Mike Phillips, a Montana legislator who was instrumental in Yellowstone’s wolf reintroduction that began in 1995, thinks “the posturing about a takeover seems like just casually considered bravado from Interior officials.”
And Delahanty says “Nesvik and Lopez are making up legal requirements that don’t exist for political leverage in an effort that serves no one. It’s unclear what FWS hopes to accomplish with its threatening letter,” but if they rescind the memorandum of agreement, “it would cast numerous elements of Colorado’s wolf management program into uncertainty.”
Looking forward
If Fish and Wildlife does as Nesvik’s letter threatens and revokes all of CPW’s authority over grey wolves in its jurisdiction, “the service would assume all gray wolf management activities, including relocation and lethal removal, as determined necessary,” it says.

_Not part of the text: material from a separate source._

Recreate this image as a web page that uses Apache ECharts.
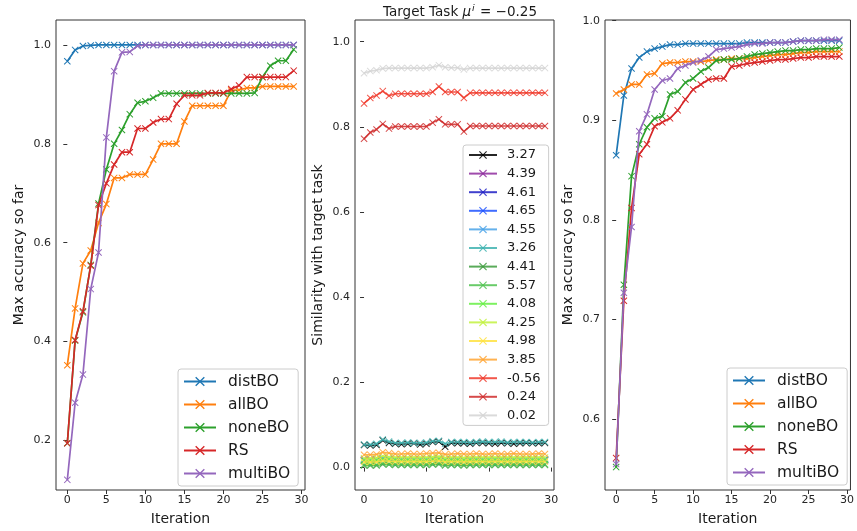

But Phillips says “if Fish and Wildlife succeeds in the agency’s longstanding goal of delisting gray wolves nationwide,” a proposition that is currently moving through Congress, with U.S. Rep. Lauren Boebert’s Pet and Livestock Protection Act bill, the agency couldn’t take over Colorado’s wolf program. That’s because “wolf conservation falls back to Colorado with (its voter-approved) restoration mandate.” And “the species is listed as endangered/nongame under state law,” he adds.
If the feds did take over, Phillips said in an email “USFWS does not have staff for any meaningful boots-on-the-ground work.” Under Fish and Wildlife Service control, future translocations would probably be “a firm nonstarter,” he added, “but that seems to be the case now.”
A big threat should Fish and Wildlife take over is that lethal removal of wolves “in the presence of real or imagined conflicts might be more quickly applied,” Phillips said.

But it would all be tied up in legal constraints, given that gray wolves are still considered an endangered species in Colorado, and requirements of the 10(j) and state law say CPW must advance their recovery.
So for now, it’s wait and see if CPW can answer Fish and Wildlife’s demand that accompanies Nesvik’s latest letter.
Nesvik told the agency they must report “all gray wolf conservation and management activities that occurred from Dec. 12, 2023, until present,” as well as provide a narrative summary and all associated documents describing both the January 2025 British Columbia release and other releases by Jan. 18., or 30 days after the date on his letter. If they don’t, he said, Fish and Wildlife “will pursue all legal remedies,” including “the immediate revocation of all CPW authority over gray wolves in its jurisdiction.”
Shelby Wieman, a spokesperson for Gov. Jared Polis’ office, said Colorado disagrees with the premise of Nesvik’s letter and remains “fully committed to fulfilling the will of Colorado voters and successfully reintroducing the gray wolf population in Colorado.”
And CPW maintains it “has coordinated with USFWS throughout the gray wolf reintroduction effort and has complied with all applicable federal and state laws. This includes translocations in January of 2025 which were planned and performed in consultation with USFWS.”